Snyk does follow a responsible disclosure policy and while no one picked this package up, had anyone done so, we would have immediately followed up with them.


Spraying your attack into the public with hopes of hitting your target is the polar opposite of responsible. The only "good" part of this is that you were caught in the act before anyone else got hit in the crossfire.

In response, you suggest that you'll send a letter of apology to the funeral home of anyone that got hit. Compromising their credentials, even if you have "good intentions", still puts them into a compromised position and they have to react the same as they would for any other malevolent attacker.

This is so close to "malicious" that it's hard to perceive a difference.

edit: Let's also remind everyone that a Snyk stakeholder is currently attempting to launch a Cursor competitor, so assuming good intentions is even MORE of a stretch.


Cool. Why phone home the user's environment, then? The vulnerability could very much be confirmed by simply sending a stub instead of live envs.


This is grey-hat at best. Intent may have been good, but the fact is that this team created and distributed software to access and exfiltrate data without permission which is very illegal. You may want to consult with the legal department before posting about this on a public forum fyi.


Seems reasonable enough, but why would it (allegedly) send environment variables back via a POST? Even if it's entirely in good faith, I'd rather some random package not have my `env` output..

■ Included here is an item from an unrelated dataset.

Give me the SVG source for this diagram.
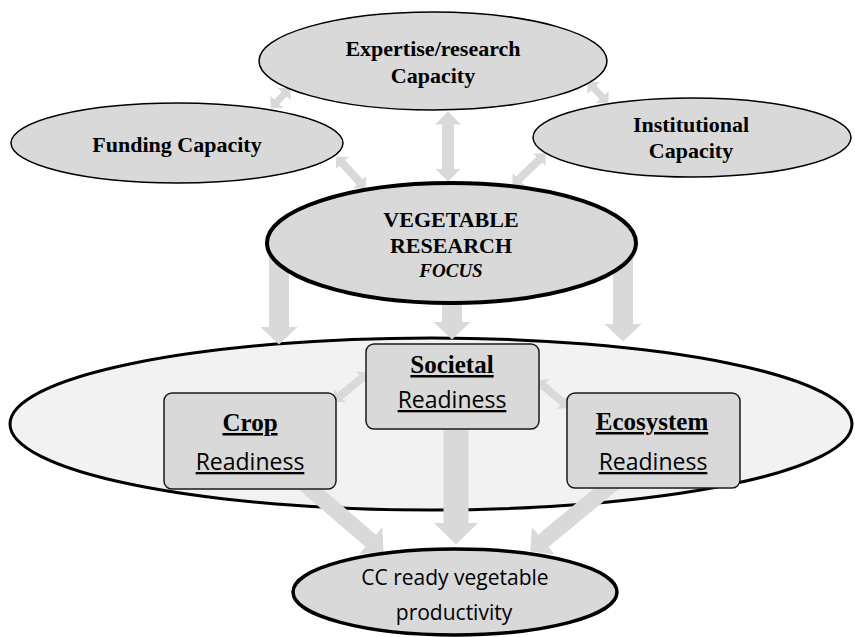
<svg xmlns="http://www.w3.org/2000/svg" width="855" height="637" viewBox="0 0 855 637">
  <style>
    .cap { fill: #d9d9d9; stroke: #000; stroke-width: 1.5; }
    .core { fill: #d9d9d9; stroke: #000; stroke-width: 4; }
    .zone { fill: #f2f2f2; stroke: #000; stroke-width: 3; }
    .box { fill: #d9d9d9; stroke: #1a1a1a; stroke-width: 1.5; }
    .goal { fill: #d9d9d9; stroke: #000; stroke-width: 3.5; }
    .flow { stroke: #d9d9d9; fill: none; stroke-linecap: butt; }
    .serif { font-family: "Liberation Serif", "Times New Roman", serif; font-weight: bold; fill: #000; text-anchor: middle; }
    .sans { font-family: "Open Sans", "Noto Sans", sans-serif; fill: #000; text-anchor: middle; }
    .ul { text-decoration: underline; }
  </style>
  <defs>
    <marker id="m-vert" markerUnits="userSpaceOnUse" viewBox="0 0 18 38" markerWidth="18" markerHeight="38" refX="0.5" refY="19" orient="auto">
      <path d="M0,0 L18,19 L0,38 Z" fill="#d9d9d9"/>
    </marker>
    <marker id="m-big" markerUnits="userSpaceOnUse" viewBox="0 0 22 45" markerWidth="22" markerHeight="45" refX="0.5" refY="22.5" orient="auto">
      <path d="M0,0 L22,22.5 L0,45 Z" fill="#d9d9d9"/>
    </marker>
    <marker id="m-diag" markerUnits="userSpaceOnUse" viewBox="0 0 17 36" markerWidth="17" markerHeight="36" refX="0.5" refY="18" orient="auto">
      <path d="M0,0 L17,18 L0,36 Z" fill="#d9d9d9"/>
    </marker>
    <marker id="m-mid" markerUnits="userSpaceOnUse" viewBox="0 0 13 26" markerWidth="13" markerHeight="26" refX="0.5" refY="13" orient="auto-start-reverse">
      <path d="M0,0 L13,13 L0,26 Z" fill="#d9d9d9"/>
    </marker>
    <marker id="m-small" markerUnits="userSpaceOnUse" viewBox="0 0 9 18" markerWidth="9" markerHeight="18" refX="0.5" refY="9" orient="auto-start-reverse">
      <path d="M0,0 L9,9 L0,18 Z" fill="#d9d9d9"/>
    </marker>
  </defs>

  <!-- readiness zone (drawn first so the flows sit over its outline) -->
  <g id="readiness-zone">
    <ellipse class="zone" cx="431" cy="424" rx="421" ry="86"/>
  </g>

  <!-- connectors -->
  <g id="connectors">
    <!-- capacities <-> focus and each other -->
    <line class="flow" x1="276.5" y1="102.2" x2="284.5" y2="93.8" stroke-width="7" marker-start="url(#m-small)" marker-end="url(#m-small)"/>
    <line class="flow" x1="593.5" y1="87.8" x2="602.5" y2="97.2" stroke-width="7" marker-start="url(#m-small)" marker-end="url(#m-small)"/>
    <line class="flow" x1="448" y1="124" x2="448" y2="169" stroke-width="12" marker-start="url(#m-mid)" marker-end="url(#m-mid)"/>
    <line class="flow" x1="342.1" y1="162.7" x2="359.9" y2="182.3" stroke-width="8" marker-start="url(#m-small)" marker-end="url(#m-small)"/>
    <line class="flow" x1="518.5" y1="179.7" x2="539.5" y2="159.3" stroke-width="8" marker-start="url(#m-small)" marker-end="url(#m-small)"/>
    <!-- focus -> readiness zone -->
    <line class="flow" x1="279" y1="250" x2="279" y2="327" stroke-width="20" marker-end="url(#m-vert)"/>
    <line class="flow" x1="452" y1="290" x2="452" y2="322" stroke-width="20" marker-end="url(#m-vert)"/>
    <line class="flow" x1="623" y1="250" x2="623" y2="324" stroke-width="20" marker-end="url(#m-vert)"/>
    <!-- between readiness boxes -->
    <line class="flow" x1="339.9" y1="396.2" x2="362.1" y2="377.8" stroke-width="8" marker-start="url(#m-small)" marker-end="url(#m-small)"/>
    <line class="flow" x1="543" y1="385.7" x2="563" y2="402.3" stroke-width="8" marker-start="url(#m-small)" marker-end="url(#m-small)"/>
    <!-- readiness -> productivity -->
    <line class="flow" x1="300" y1="480" x2="371" y2="541" stroke-width="16" marker-end="url(#m-diag)"/>
    <line class="flow" x1="456" y1="420" x2="456" y2="523" stroke-width="25" marker-end="url(#m-big)"/>
    <line class="flow" x1="617" y1="480" x2="543" y2="541" stroke-width="16" marker-end="url(#m-diag)"/>
  </g>

  <g id="expertise">
    <ellipse class="cap" cx="433" cy="61" rx="174" ry="49"/>
    <text class="serif" x="433" y="56" font-size="22">Expertise/research</text>
    <text class="serif" x="433" y="83" font-size="22">Capacity</text>
  </g>

  <g id="funding">
    <ellipse class="cap" cx="177" cy="143" rx="166" ry="40"/>
    <text class="serif" x="177" y="152" font-size="22">Funding Capacity</text>
  </g>

  <g id="institutional">
    <ellipse class="cap" cx="692" cy="137.5" rx="159" ry="39.5"/>
    <text class="serif" x="691" y="132" font-size="22">Institutional</text>
    <text class="serif" x="691" y="158" font-size="22">Capacity</text>
  </g>

  <g id="research-focus">
    <ellipse class="core" cx="451.5" cy="243" rx="184.5" ry="60"/>
    <text class="serif" x="451" y="227" font-size="22">VEGETABLE</text>
    <text class="serif" x="451" y="253" font-size="22">RESEARCH</text>
    <text class="serif" x="451" y="277" font-size="19" font-style="italic">FOCUS</text>
  </g>

  <g id="crop">
    <rect class="box" x="164" y="393" width="172" height="96" rx="8"/>
    <text class="serif ul" x="250" y="431" font-size="25">Crop</text>
    <text class="sans ul" x="250" y="470" font-size="23">Readiness</text>
  </g>

  <g id="societal">
    <rect class="box" x="366" y="344" width="173" height="85" rx="8"/>
    <text class="serif ul" x="452" y="373" font-size="25">Societal</text>
    <text class="sans ul" x="452" y="408" font-size="23">Readiness</text>
  </g>

  <g id="ecosystem">
    <rect class="box" x="567" y="393" width="173" height="95" rx="8"/>
    <text class="serif ul" x="652" y="430" font-size="25">Ecosystem</text>
    <text class="sans ul" x="653" y="470" font-size="23">Readiness</text>
  </g>

  <g id="productivity">
    <ellipse class="goal" cx="455" cy="592" rx="162" ry="43"/>
    <text class="sans" x="455" y="585" font-size="21">CC ready vegetable</text>
    <text class="sans" x="454" y="620" font-size="21">productivity</text>
  </g>
</svg>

Not allegedly. They confirmed it themselves.

https://snyk.io/blog/snyk-security-labs-testing-update-curso...


Upvoting this since presumably you're actually the CTO at Snyk and people should see your official response, but wow this feels wildly irresponsible. You could have proved the PoC without actually stealing innocent developer credentials. Furthermore, additional caution should have been taken given the conflict of interest with the competitor product to Cursor. Terrible decision making and terrible response.


What is responsible about sending the environment over in a proof of concept?